> _DIRECTION_:
Reproduce the first line and every line after it, exactly, through the one containing "import * as echarts from 'echarts';". Leave out the rest.
------ PROVIDED DATA ------
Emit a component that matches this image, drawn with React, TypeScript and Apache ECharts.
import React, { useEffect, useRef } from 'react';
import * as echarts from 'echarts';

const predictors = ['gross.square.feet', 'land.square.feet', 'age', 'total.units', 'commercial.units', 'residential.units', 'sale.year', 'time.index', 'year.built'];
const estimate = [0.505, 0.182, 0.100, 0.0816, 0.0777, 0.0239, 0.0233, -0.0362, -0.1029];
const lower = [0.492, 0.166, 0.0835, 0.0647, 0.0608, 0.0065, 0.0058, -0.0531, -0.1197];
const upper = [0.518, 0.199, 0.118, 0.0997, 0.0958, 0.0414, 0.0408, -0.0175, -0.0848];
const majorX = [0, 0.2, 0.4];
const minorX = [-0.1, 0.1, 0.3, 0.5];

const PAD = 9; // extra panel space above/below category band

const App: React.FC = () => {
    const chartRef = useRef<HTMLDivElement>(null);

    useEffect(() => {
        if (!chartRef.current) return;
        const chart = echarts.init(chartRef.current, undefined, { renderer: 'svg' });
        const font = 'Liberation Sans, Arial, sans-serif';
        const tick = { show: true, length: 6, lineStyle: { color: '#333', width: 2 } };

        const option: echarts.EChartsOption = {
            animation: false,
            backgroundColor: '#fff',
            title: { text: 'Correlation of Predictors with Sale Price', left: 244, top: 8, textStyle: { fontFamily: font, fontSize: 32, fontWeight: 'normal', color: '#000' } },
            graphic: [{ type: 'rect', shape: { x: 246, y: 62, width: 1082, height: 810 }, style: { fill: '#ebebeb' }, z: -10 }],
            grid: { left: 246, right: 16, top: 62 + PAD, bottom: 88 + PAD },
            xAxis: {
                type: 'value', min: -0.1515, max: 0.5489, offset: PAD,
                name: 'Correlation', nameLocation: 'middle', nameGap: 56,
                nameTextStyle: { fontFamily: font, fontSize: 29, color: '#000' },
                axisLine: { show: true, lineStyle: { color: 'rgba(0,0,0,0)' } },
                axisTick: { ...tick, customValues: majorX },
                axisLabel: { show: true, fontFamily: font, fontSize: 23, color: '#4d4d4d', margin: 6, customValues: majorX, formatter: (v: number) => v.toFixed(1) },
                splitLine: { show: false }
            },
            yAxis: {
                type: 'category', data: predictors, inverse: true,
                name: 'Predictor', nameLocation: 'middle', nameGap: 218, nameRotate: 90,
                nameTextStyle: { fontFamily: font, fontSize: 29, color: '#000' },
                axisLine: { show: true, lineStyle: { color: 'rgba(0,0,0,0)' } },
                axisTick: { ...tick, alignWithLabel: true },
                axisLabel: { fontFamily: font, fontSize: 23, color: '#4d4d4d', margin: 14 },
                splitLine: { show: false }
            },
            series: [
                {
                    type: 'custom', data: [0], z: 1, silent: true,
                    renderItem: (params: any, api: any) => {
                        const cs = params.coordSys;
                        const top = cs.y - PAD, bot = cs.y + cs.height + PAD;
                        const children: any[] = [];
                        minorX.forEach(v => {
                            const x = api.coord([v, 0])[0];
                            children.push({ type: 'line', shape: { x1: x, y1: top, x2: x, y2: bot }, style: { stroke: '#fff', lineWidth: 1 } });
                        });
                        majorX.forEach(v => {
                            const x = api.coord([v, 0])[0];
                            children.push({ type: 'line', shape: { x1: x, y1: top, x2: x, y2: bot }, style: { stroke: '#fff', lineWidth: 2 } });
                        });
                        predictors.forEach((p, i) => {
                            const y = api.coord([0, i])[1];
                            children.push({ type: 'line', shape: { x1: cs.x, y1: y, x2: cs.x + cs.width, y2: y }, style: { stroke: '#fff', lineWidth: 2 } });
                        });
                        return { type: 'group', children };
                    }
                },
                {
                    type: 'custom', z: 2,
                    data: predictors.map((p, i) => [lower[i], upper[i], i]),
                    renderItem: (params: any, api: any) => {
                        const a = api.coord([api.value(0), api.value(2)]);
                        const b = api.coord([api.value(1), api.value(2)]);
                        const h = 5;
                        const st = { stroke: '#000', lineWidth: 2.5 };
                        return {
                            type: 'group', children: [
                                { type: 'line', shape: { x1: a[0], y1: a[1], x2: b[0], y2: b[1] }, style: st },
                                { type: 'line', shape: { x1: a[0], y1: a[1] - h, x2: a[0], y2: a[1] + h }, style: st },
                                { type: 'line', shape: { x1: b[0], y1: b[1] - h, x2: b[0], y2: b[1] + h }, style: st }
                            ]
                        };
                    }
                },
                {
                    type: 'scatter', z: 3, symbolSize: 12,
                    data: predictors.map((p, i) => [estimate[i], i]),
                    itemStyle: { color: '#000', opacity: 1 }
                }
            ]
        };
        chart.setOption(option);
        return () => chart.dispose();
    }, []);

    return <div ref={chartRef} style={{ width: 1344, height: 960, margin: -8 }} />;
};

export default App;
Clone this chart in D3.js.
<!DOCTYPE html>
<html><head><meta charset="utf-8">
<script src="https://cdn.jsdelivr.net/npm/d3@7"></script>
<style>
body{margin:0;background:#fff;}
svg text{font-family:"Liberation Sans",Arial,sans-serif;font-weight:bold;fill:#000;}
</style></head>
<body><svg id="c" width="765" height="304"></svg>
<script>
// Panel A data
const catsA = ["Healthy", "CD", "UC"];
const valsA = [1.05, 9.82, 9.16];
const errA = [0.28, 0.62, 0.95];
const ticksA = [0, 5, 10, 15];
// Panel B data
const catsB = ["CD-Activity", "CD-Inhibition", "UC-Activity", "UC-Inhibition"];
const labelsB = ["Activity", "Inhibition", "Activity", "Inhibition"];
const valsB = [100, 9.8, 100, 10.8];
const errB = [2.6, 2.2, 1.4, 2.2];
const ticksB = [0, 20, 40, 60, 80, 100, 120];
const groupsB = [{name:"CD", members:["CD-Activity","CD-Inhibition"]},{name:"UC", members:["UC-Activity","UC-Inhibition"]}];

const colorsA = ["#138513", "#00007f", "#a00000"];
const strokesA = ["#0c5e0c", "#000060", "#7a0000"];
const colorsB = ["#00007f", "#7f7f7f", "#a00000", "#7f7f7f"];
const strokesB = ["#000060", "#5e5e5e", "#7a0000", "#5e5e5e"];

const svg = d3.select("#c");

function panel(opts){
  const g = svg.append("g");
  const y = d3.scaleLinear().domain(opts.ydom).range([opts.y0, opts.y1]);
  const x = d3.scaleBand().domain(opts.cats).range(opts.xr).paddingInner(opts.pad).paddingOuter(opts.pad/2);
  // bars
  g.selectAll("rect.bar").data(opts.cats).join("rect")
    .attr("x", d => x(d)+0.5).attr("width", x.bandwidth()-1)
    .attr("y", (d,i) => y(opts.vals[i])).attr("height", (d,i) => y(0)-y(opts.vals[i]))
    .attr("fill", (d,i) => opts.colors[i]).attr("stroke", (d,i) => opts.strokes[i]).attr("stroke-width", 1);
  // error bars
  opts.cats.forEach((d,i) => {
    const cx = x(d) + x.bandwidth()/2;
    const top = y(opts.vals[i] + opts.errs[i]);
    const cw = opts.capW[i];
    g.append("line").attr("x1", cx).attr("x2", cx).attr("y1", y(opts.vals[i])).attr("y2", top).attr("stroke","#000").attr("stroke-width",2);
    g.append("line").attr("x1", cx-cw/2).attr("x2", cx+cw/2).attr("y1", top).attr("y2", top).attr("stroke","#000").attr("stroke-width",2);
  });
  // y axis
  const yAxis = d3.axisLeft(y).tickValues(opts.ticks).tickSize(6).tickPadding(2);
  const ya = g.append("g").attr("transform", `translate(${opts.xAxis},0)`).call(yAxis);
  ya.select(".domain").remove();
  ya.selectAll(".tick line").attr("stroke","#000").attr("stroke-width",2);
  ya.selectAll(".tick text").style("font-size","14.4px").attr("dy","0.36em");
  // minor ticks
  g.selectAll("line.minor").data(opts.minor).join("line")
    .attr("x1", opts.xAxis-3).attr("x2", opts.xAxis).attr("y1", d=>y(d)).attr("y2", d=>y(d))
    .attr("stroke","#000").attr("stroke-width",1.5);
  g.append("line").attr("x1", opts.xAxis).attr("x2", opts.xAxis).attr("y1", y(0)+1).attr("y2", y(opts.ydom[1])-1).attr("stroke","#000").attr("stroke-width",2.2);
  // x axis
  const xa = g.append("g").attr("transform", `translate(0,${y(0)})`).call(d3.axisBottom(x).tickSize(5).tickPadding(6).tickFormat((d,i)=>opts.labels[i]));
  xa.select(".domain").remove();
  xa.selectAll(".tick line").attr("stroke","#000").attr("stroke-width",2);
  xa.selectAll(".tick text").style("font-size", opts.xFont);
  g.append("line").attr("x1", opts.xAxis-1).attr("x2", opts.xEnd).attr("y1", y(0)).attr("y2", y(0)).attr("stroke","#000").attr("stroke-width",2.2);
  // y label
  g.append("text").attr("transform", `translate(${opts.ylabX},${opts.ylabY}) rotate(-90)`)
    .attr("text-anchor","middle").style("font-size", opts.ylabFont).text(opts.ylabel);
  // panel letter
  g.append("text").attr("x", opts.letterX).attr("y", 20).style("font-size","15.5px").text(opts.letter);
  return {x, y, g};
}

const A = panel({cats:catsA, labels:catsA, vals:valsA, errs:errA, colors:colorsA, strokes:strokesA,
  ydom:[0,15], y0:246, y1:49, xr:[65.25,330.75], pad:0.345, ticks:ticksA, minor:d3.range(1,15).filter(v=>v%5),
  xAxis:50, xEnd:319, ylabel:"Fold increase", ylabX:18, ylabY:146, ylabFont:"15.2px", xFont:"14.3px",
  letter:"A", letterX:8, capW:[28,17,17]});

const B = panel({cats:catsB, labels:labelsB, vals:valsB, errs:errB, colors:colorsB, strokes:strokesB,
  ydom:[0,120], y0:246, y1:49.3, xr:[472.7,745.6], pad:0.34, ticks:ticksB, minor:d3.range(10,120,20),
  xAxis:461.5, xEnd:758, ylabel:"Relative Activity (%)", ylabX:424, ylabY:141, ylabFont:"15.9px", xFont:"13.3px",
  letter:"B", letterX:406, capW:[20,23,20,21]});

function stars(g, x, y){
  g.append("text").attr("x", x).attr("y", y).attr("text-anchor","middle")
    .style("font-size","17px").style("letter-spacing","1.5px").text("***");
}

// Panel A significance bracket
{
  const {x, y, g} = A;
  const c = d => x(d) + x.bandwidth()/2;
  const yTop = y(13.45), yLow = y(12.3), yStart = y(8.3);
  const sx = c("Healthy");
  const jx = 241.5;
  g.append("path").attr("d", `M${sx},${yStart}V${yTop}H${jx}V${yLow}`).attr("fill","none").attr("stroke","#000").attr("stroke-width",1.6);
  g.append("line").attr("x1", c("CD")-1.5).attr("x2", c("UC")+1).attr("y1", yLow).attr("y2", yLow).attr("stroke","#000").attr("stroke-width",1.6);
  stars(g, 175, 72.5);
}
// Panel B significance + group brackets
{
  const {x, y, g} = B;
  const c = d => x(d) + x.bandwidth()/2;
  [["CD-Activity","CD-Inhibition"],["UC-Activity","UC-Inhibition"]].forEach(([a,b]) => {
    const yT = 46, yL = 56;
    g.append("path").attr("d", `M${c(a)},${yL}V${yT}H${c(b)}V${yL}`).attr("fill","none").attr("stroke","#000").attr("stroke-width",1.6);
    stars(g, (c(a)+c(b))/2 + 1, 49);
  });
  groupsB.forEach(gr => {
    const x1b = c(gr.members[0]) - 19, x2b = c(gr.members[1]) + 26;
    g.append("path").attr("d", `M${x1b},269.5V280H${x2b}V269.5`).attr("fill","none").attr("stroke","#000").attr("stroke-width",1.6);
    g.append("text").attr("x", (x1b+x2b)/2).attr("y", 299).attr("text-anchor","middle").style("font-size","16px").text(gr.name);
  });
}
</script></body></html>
------
> _CORRECT RESPONSE_:
Emit a component that matches this image, drawn with React, TypeScript and Apache ECharts.
import React, { useEffect, useRef } from 'react';
import * as echarts from 'echarts';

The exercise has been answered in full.